As an abstraction, formula evaluation could be extended to event dispatching. Supporting bound variables would make it easy to create event-based applications and also pub/sub type models when a value changes.
For pub/sub, multiple “watchers” could subscribe to a single value then automatically get notified when the source value changes. This could be used, for example, to dispatch multiple events when an http networking request comes in by watching the variable that stores the request. Or you could easily build a UI dashboard that updates its values automatically whenever the underlying data changes, without having to write any additional code.
Dispatching of events to support evaluation could be performed sync or async, as needed. The abstraction could allow a plugin system with stages like:
- subcsription
- change detection
- evaluation
- transform
- update
- dispatch/pub
Under the hood, you could patch into the event stream and watch, debug, or override what is happening.
If you want to follow the spreadsheet model further, a variable can reference a different tab or have a named alias so the reference doesn’t need to be A10
. In the python world, we might allow referencing values in other modules or use namespaces or aliases. But these could come later.
I started a POC implementation of the basic concept using SymPy for symbolic evaluation. Started off with eval
first and even went down the rabbit-hole of AST parsing the string formula. But I needed a bootstrapped symbolic math library, to make it look more like spreadsheets, and SymPy offered a good shortcut.
Problem is, the syntax quickly became too cumbersome to implement cleanly. There are issues overriding the assigment operator to a string so you have to come up with strange workaround syntax. Have tried overriding class setters and getters, but am not happy with how the syntax gets complicated pretty quickly. This feels like something fundamental that should be very cleann and simple to understand, like the concept of a spreadsheet cell.

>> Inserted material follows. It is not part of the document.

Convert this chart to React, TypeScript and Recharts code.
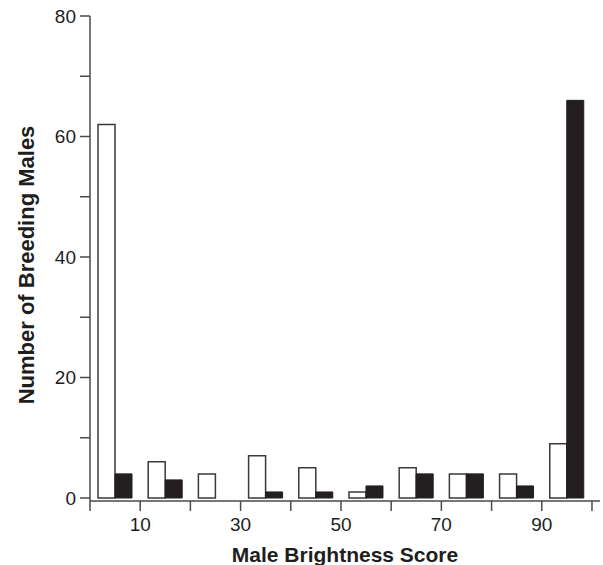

Adding too many steps to get it going makes it harder to approach.
The easiest, cleanest version would be the x
operator, but that would require a change to the underlying plumbing evaluation engine, hence this posting.
Is this way off-base? Any alternatives or existing solutions? Drop it? Keep going?
All feedback appreciated.
P.S. Am happy to post up what I’ve done so far, if it helps. It’s not complete and is pretty brittle in its current state. I thought I’d post to Ideas first (as recommended in PEP 1) before going much further. If more appropriate to post to a different topic, please advise. Thanks.